Not the days when suffering is theoretical, but the days when it is personal. The days when you’re trying to do the right things, but your strength feels thin. The days when you’re still showing up, but you’re not sure how much longer you can carry what you’re carrying. The days when people see you functioning, but God sees you tired.
One of the quiet dangers of suffering is that it doesn’t always destroy your faith quickly.
It erodes it slowly.
It wears down your inner life through exhaustion, disappointment, uncertainty, and loneliness. It turns prayer into duty. It turns Scripture into something you “should” do but can’t seem to reach for. It turns relationships into effort. It turns joy into a memory. It tempts you to interpret God through your pain instead of interpreting your pain through God.

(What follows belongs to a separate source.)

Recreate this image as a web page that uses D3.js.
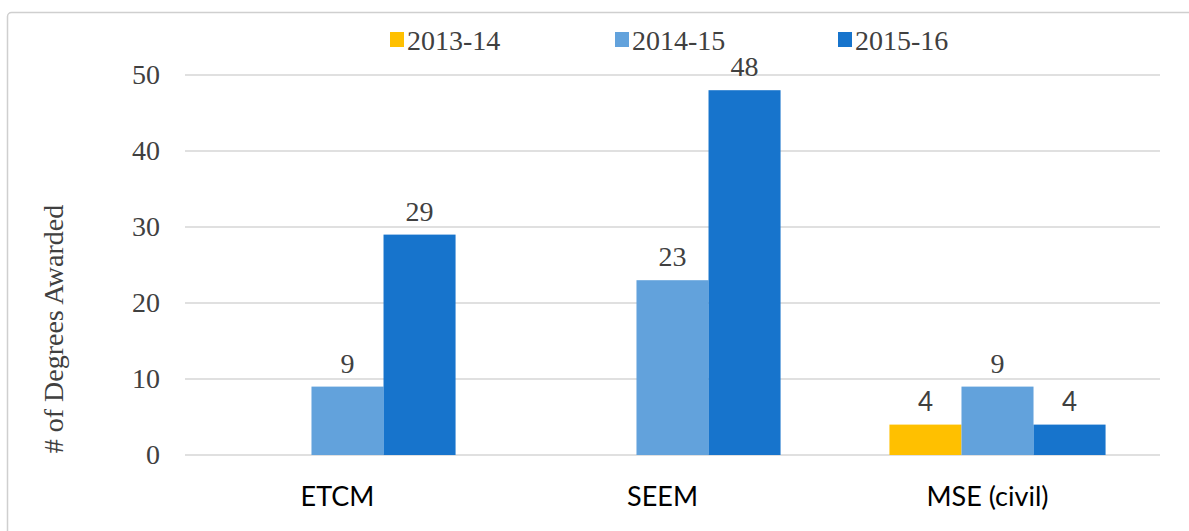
<!DOCTYPE html>
<html>
<head>
<meta charset="utf-8">
<script src="https://cdn.jsdelivr.net/npm/d3@7"></script>
<style>
  html, body { margin: 0; padding: 0; background: #fff; }
  svg { display: block; }
</style>
</head>
<body>
<svg width="1189" height="531"></svg>
<script>
const categories = ["ETCM", "SEEM", "MSE (civil)"];
const seriesNames = ["2013-14", "2014-15", "2015-16"];
const values2013 = [null, null, 4];
const values2014 = [9, 23, 9];
const values2015 = [29, 48, 4];
const yTicks = [0, 10, 20, 30, 40, 50];

const colors = { "2013-14": "#FFC000", "2014-15": "#62A2DC", "2015-16": "#1774CC" };
const serif = "'Liberation Serif', 'Times New Roman', serif";
const sans = "Lato, 'Open Sans', sans-serif";

const seriesValues = { "2013-14": values2013, "2014-15": values2014, "2015-16": values2015 };

const svg = d3.select("svg");

// chart border, only top and left edges show in the picture
svg.append("rect")
    .attr("x", 7.5).attr("y", 12.5)
    .attr("width", 1300).attr("height", 600)
    .attr("rx", 4)
    .attr("fill", "none")
    .attr("stroke", "#cfcfcf")
    .attr("stroke-width", 1.5);

let x = d3.scaleBand().domain(categories).range([185, 1160]).paddingInner(0.335).paddingOuter(0.1675);
let xInner = d3.scaleBand().domain(seriesNames).range([0, x.bandwidth()]);
let y = d3.scaleLinear().domain([0, 50]).range([455, 75]);

// gridlines
svg.append("g")
    .selectAll("line").data(yTicks).enter()
    .append("line")
    .attr("x1", 185).attr("x2", 1160)
    .attr("y1", d => y(d)).attr("y2", d => y(d))
    .attr("stroke", "#d6d6d6")
    .attr("stroke-width", 1.6);

// y axis
let leftAxis = d3.axisLeft(y).tickValues(yTicks).tickSize(0).tickPadding(25);
let gy = svg.append("g").attr("transform", "translate(185,0)").call(leftAxis);
gy.select(".domain").remove();
gy.selectAll("text")
    .attr("font-family", serif)
    .attr("font-size", 28)
    .attr("fill", "#404040");

// y title
svg.append("text")
    .attr("transform", "translate(63,329) rotate(-90)")
    .attr("text-anchor", "middle")
    .attr("font-family", serif)
    .attr("font-size", 28)
    .attr("fill", "#404040")
    .text("# of Degrees Awarded");

// bars
let rows = [];
categories.forEach((c, i) => {
    seriesNames.forEach(s => {
        let v = seriesValues[s][i];
        if (v != null) rows.push({ cat: c, series: s, value: v });
    });
});

svg.append("g")
    .selectAll("rect").data(rows).enter()
    .append("rect")
    .attr("x", d => x(d.cat) + xInner(d.series))
    .attr("y", d => y(d.value))
    .attr("width", xInner.bandwidth())
    .attr("height", d => y(0) - y(d.value))
    .attr("fill", d => colors[d.series]);

// value labels
const sansLabel = d => d.cat === "MSE (civil)" && d.series !== "2014-15";
svg.append("g")
    .selectAll("text").data(rows).enter()
    .append("text")
    .attr("x", d => x(d.cat) + xInner(d.series) + xInner.bandwidth() / 2)
    .attr("y", d => y(d.value) - 14)
    .attr("text-anchor", "middle")
    .attr("font-family", d => sansLabel(d) ? sans : serif)
    .attr("font-size", d => sansLabel(d) ? 26 : 28)
    .attr("fill", "#404040")
    .text(d => d.value);

// category labels
let bottomAxis = d3.axisBottom(x).tickSize(0).tickPadding(0);
let gx = svg.append("g").attr("transform", "translate(-10,506)").call(bottomAxis);
gx.select(".domain").remove();
gx.selectAll("text")
    .attr("dy", 0)
    .attr("font-family", sans)
    .attr("font-size", 27)
    .attr("fill", "#000");

// legend
let legendX = [390, 615, 838];
let legend = svg.append("g")
    .selectAll("g").data(seriesNames).enter()
    .append("g")
    .attr("transform", (d, i) => `translate(${legendX[i]},0)`);
legend.append("rect")
    .attr("x", 0).attr("y", 32)
    .attr("width", 14).attr("height", 15)
    .attr("fill", d => colors[d]);
legend.append("text")
    .attr("x", 17).attr("y", 50)
    .attr("font-family", serif)
    .attr("font-size", 28)
    .attr("fill", "#404040")
    .text(d => d);
</script>
</body>
</html>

And yet, the Christian life was never meant to be lived on adrenaline.
It was meant to be lived with God.
Book 4 gave language and theology for suffering—truth that anchors you when emotions are loud. But knowing truth and living it through a long season are not the same thing. Many believers don’t stumble because they lack doctrine. They stumble because they lack a sustainable way to endure.
That’s where this book becomes a gift.
This fifth book is not a call to “push through” in your own strength. It is a call to return to the rhythms that keep you close to God: rest, prayer, Scripture, honest lament, healthy community, daily obedience, and hope anchored in eternity. It’s the kind of discipleship that doesn’t only aim for survival—it aims for wholeness.

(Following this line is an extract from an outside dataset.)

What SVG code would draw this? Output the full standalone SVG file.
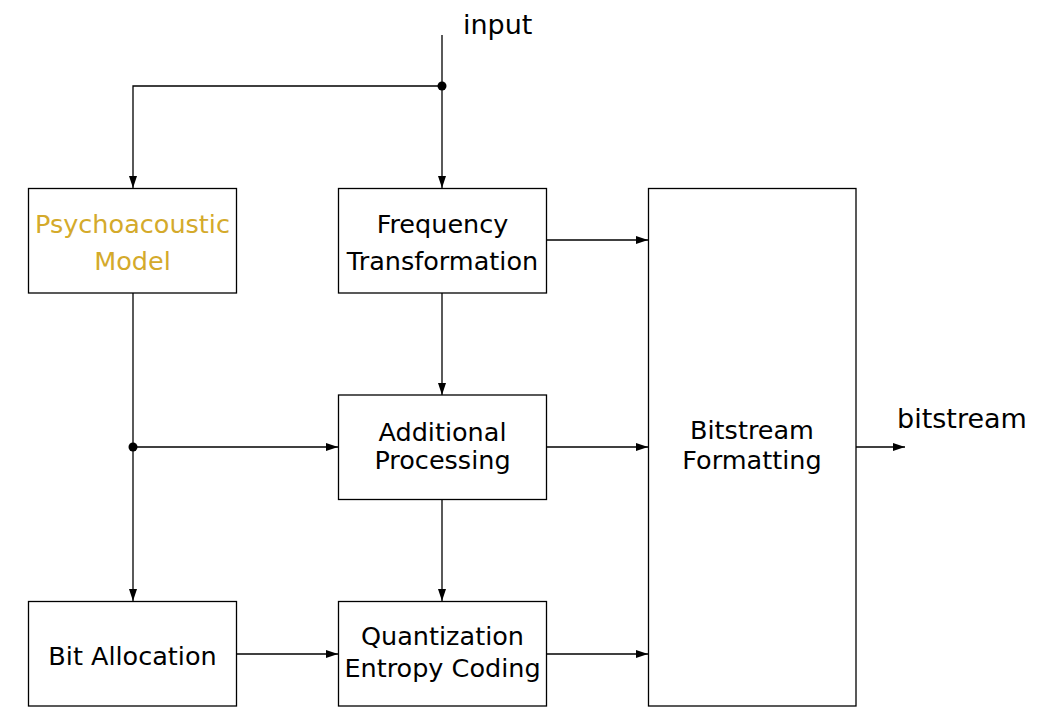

Because God is not interested in producing impressive Christians.
He is forming deep Christians—men and women who remain tender under pressure, faithful in waiting, steady in transition, and responsive to the Spirit even when the season is hard.
This book is practical but not simplistic.
It understands that suffering changes people. It understands that transitions disrupt routines. It understands that exhaustion makes temptation louder. It understands that the long road requires more than motivation—it requires formation.
And that formation is not found only in dramatic moments.
It is found in small, faithful practices repeated:
choosing rest when anxiety says “hurry”
choosing honesty when shame says “hide”
choosing community when pain says “isolate”
choosing prayer when numbness says “scroll”
choosing obedience when fear says “control”
choosing hope when despair says, “this is forever”
If you are reading this in a season of pain, I want you to hear this clearly:
You are not failing because you are tired.
Tiredness is not a disqualification. It is a signal that you need renewal.
And renewal is not something you must manufacture. It is something you receive—often through simple rhythms that bring you back to God again and again.
This book will not promise quick fixes.
But it will offer something better:
A way to walk.
A way to endure.
A way to live forward.
A way to remain whole.
Return to it when you need it.
Practise what you can, even if it’s small.
God is not asking you to sprint.
He is calling you to keep walking—with Him.
And the God who called you is faithful. He will sustain you. He will renew you. He will finish what He started.